§ DATA RECORDS:
((

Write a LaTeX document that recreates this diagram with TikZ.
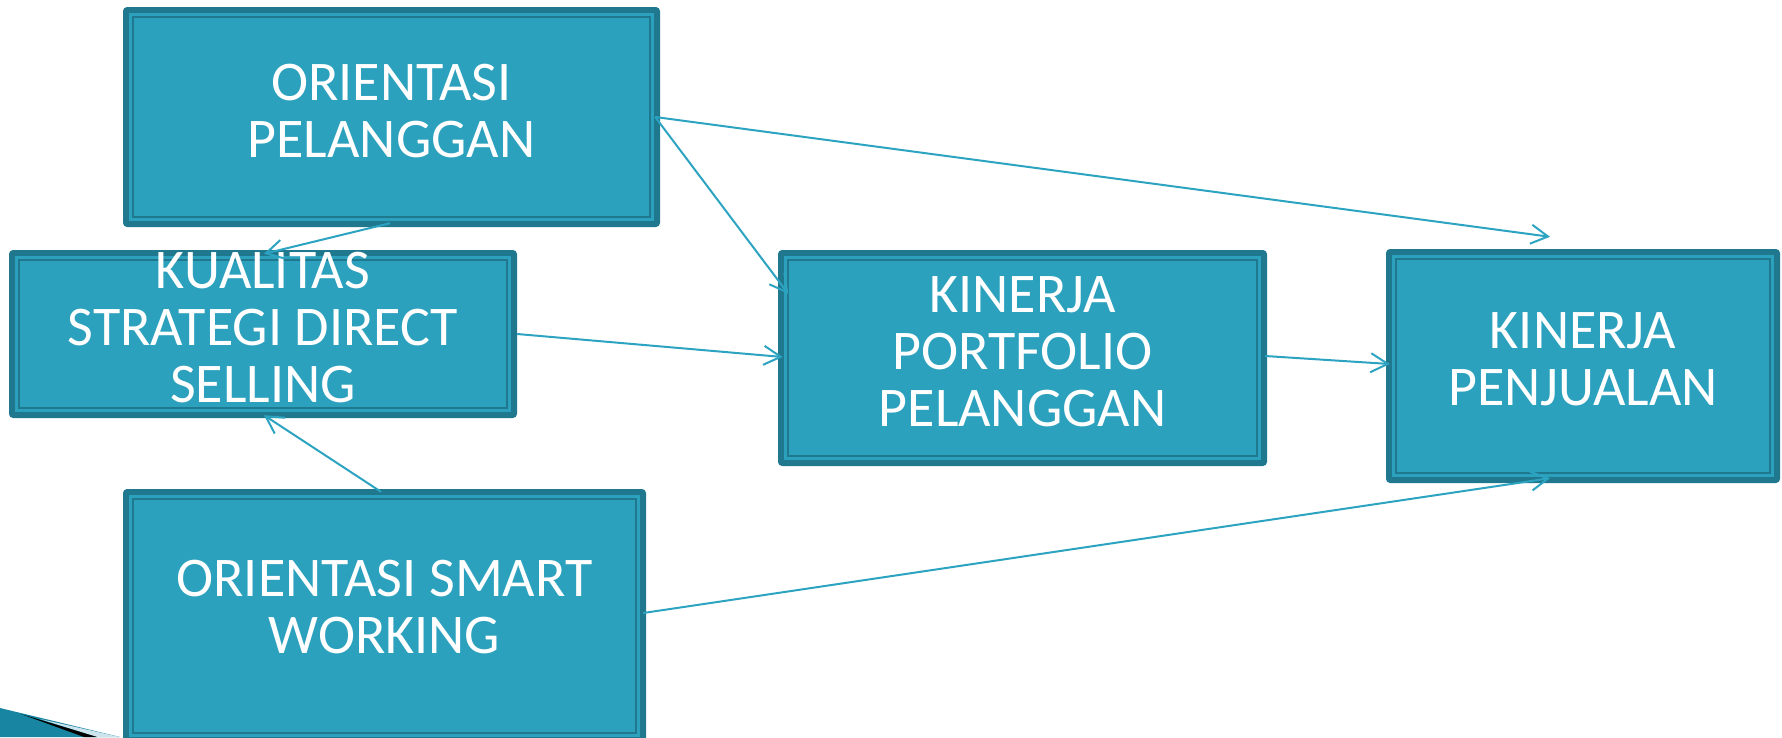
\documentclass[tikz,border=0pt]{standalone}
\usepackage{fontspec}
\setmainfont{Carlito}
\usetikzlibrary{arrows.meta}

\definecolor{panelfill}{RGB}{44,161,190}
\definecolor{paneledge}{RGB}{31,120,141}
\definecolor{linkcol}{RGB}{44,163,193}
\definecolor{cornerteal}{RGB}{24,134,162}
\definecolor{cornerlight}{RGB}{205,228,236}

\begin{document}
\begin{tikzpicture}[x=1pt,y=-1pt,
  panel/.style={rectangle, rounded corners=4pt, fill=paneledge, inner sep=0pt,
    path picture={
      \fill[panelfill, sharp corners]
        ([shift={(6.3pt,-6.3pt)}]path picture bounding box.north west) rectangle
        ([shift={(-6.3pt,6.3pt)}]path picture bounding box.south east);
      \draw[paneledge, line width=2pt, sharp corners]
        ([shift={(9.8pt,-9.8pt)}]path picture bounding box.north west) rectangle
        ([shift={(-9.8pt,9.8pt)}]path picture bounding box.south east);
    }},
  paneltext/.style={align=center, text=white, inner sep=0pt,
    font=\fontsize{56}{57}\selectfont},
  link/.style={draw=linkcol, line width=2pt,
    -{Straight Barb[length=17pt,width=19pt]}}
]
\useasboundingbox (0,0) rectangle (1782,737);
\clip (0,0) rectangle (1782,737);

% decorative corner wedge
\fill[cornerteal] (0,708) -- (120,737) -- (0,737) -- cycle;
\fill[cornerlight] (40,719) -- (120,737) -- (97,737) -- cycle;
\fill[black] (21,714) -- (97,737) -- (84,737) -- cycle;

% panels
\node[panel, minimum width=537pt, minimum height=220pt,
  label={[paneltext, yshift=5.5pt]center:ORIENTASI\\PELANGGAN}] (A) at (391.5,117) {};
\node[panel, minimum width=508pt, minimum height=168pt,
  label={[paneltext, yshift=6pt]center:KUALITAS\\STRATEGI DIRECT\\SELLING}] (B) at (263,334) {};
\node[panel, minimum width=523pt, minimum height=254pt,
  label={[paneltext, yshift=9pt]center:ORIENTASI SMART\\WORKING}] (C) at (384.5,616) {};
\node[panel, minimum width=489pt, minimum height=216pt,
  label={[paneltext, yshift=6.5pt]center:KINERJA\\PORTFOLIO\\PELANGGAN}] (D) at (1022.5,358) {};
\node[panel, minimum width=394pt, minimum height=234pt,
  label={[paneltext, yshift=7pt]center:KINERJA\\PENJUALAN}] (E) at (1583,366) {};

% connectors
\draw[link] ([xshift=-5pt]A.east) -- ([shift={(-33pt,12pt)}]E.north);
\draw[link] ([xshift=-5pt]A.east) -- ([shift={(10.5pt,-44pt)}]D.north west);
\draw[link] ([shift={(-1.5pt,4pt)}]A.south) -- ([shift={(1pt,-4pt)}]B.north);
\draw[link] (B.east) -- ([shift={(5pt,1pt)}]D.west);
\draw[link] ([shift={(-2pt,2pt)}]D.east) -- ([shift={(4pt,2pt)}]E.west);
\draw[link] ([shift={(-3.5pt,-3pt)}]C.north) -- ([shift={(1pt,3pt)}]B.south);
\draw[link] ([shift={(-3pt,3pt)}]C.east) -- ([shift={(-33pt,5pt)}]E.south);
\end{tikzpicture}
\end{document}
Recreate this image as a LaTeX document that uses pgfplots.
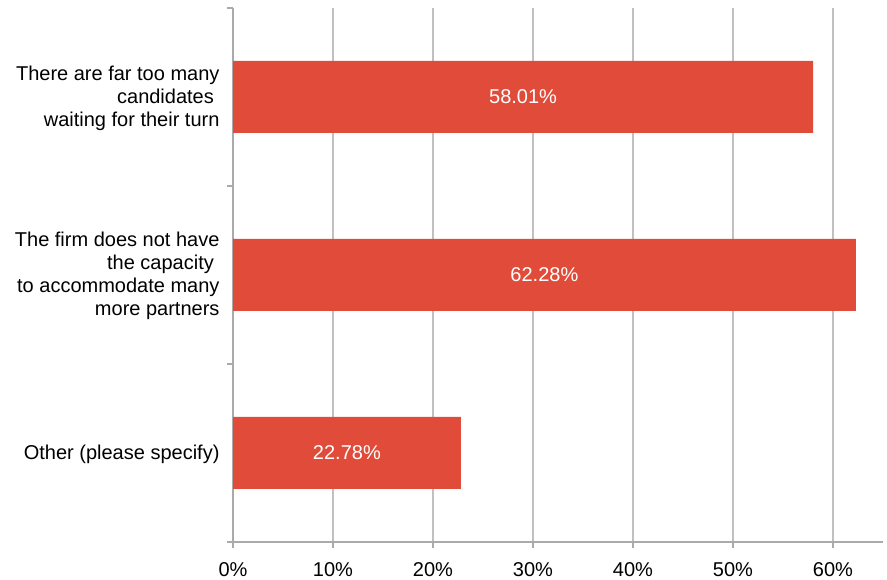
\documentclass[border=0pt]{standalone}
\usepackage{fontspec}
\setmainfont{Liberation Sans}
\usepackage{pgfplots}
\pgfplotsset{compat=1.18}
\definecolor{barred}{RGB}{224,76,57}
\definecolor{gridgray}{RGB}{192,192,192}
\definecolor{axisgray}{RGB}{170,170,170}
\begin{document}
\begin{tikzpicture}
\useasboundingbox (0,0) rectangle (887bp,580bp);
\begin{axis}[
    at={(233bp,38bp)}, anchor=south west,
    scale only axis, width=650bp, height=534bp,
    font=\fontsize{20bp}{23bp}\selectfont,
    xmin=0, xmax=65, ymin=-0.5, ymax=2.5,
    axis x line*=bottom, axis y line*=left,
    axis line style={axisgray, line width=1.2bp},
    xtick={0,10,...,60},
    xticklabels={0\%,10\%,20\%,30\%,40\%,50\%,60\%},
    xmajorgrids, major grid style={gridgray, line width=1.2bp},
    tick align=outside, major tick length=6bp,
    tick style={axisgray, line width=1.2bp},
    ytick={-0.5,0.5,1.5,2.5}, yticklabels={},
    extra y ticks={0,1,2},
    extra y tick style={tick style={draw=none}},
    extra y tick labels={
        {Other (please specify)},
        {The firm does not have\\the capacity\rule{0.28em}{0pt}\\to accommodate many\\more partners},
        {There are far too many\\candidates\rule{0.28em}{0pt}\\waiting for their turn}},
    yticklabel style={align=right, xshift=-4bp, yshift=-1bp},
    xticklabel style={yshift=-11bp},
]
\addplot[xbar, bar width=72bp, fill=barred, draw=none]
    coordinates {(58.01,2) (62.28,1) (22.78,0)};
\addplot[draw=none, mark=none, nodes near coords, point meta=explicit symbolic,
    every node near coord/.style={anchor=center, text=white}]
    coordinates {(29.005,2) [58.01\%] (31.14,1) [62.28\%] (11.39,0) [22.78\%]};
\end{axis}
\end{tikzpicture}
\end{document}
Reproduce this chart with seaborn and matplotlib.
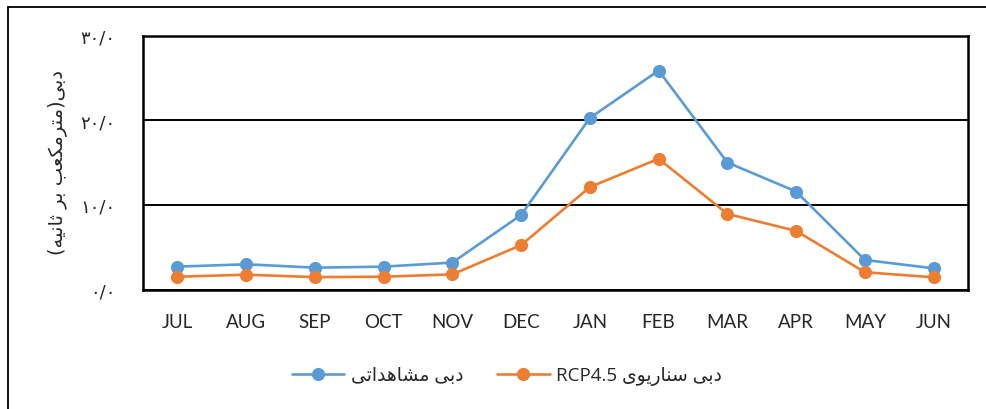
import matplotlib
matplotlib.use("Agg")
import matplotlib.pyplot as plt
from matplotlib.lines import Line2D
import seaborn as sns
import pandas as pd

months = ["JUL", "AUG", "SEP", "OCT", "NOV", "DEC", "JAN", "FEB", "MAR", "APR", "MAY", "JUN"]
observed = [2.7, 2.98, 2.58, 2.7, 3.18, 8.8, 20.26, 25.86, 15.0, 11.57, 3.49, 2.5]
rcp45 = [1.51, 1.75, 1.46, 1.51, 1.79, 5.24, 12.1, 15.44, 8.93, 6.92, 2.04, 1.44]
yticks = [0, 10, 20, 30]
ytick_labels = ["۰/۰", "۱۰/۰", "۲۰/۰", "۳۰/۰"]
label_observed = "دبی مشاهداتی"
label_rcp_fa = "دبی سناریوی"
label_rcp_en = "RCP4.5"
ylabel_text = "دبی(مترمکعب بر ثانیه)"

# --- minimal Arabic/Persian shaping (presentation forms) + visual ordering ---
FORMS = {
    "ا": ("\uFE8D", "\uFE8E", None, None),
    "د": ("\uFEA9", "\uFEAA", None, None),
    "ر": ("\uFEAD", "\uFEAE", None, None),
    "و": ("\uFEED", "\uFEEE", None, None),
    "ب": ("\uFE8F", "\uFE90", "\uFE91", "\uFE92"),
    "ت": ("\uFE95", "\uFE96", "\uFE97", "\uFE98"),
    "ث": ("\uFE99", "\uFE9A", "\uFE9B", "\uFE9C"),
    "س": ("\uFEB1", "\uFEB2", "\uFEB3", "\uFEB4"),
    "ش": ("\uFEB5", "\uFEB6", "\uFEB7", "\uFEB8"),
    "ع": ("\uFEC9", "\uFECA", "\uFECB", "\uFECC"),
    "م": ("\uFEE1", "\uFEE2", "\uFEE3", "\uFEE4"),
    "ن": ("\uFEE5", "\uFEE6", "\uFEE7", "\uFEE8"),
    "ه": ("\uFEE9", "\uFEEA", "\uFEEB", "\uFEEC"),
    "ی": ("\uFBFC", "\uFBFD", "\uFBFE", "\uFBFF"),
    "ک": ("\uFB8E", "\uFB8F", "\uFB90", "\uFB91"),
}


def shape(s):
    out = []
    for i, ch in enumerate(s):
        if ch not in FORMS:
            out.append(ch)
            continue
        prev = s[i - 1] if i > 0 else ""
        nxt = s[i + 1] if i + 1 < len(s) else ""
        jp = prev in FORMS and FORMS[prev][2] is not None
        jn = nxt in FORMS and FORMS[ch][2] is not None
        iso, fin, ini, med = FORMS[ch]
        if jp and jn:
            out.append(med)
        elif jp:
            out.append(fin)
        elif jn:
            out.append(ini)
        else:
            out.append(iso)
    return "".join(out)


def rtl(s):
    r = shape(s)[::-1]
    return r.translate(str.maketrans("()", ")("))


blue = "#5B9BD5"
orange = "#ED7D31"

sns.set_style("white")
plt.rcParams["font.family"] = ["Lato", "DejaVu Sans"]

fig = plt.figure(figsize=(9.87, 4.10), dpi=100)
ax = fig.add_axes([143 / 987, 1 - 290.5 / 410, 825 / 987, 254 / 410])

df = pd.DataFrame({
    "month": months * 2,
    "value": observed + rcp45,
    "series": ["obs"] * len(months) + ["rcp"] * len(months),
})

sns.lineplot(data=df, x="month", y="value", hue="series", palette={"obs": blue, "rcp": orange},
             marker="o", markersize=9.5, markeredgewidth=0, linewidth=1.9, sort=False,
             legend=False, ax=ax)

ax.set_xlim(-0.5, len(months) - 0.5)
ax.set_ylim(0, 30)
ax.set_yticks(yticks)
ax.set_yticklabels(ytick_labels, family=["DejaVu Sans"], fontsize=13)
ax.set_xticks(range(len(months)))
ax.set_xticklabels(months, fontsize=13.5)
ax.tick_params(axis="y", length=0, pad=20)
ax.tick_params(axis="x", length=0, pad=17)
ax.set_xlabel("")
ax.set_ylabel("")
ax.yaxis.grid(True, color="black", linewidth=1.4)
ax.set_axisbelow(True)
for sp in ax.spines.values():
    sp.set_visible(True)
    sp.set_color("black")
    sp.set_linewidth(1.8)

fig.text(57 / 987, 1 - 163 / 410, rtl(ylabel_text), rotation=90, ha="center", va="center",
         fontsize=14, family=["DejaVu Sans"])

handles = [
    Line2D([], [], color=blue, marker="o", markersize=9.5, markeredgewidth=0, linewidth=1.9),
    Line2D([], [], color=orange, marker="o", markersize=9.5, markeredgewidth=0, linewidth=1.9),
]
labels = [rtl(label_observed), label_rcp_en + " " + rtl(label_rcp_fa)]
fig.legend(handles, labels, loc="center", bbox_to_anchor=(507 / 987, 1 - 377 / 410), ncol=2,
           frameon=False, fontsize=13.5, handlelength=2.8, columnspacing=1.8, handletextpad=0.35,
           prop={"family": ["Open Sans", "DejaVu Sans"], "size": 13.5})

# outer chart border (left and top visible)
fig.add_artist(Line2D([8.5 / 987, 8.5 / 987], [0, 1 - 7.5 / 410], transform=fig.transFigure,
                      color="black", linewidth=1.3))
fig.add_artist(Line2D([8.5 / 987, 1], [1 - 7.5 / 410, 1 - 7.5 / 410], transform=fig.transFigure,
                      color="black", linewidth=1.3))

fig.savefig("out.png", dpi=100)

))

Return, unchanged, the lines from the first line of the material through the line that holds "(84,737) -- cycle;", inclusive, omitting pictures.

§ EXERCISE ANSWER:
Write a LaTeX document that recreates this diagram with TikZ.
\documentclass[tikz,border=0pt]{standalone}
\usepackage{fontspec}
\setmainfont{Carlito}
\usetikzlibrary{arrows.meta}

\definecolor{panelfill}{RGB}{44,161,190}
\definecolor{paneledge}{RGB}{31,120,141}
\definecolor{linkcol}{RGB}{44,163,193}
\definecolor{cornerteal}{RGB}{24,134,162}
\definecolor{cornerlight}{RGB}{205,228,236}

\begin{document}
\begin{tikzpicture}[x=1pt,y=-1pt,
  panel/.style={rectangle, rounded corners=4pt, fill=paneledge, inner sep=0pt,
    path picture={
      \fill[panelfill, sharp corners]
        ([shift={(6.3pt,-6.3pt)}]path picture bounding box.north west) rectangle
        ([shift={(-6.3pt,6.3pt)}]path picture bounding box.south east);
      \draw[paneledge, line width=2pt, sharp corners]
        ([shift={(9.8pt,-9.8pt)}]path picture bounding box.north west) rectangle
        ([shift={(-9.8pt,9.8pt)}]path picture bounding box.south east);
    }},
  paneltext/.style={align=center, text=white, inner sep=0pt,
    font=\fontsize{56}{57}\selectfont},
  link/.style={draw=linkcol, line width=2pt,
    -{Straight Barb[length=17pt,width=19pt]}}
]
\useasboundingbox (0,0) rectangle (1782,737);
\clip (0,0) rectangle (1782,737);

% decorative corner wedge
\fill[cornerteal] (0,708) -- (120,737) -- (0,737) -- cycle;
\fill[cornerlight] (40,719) -- (120,737) -- (97,737) -- cycle;
\fill[black] (21,714) -- (97,737) -- (84,737) -- cycle;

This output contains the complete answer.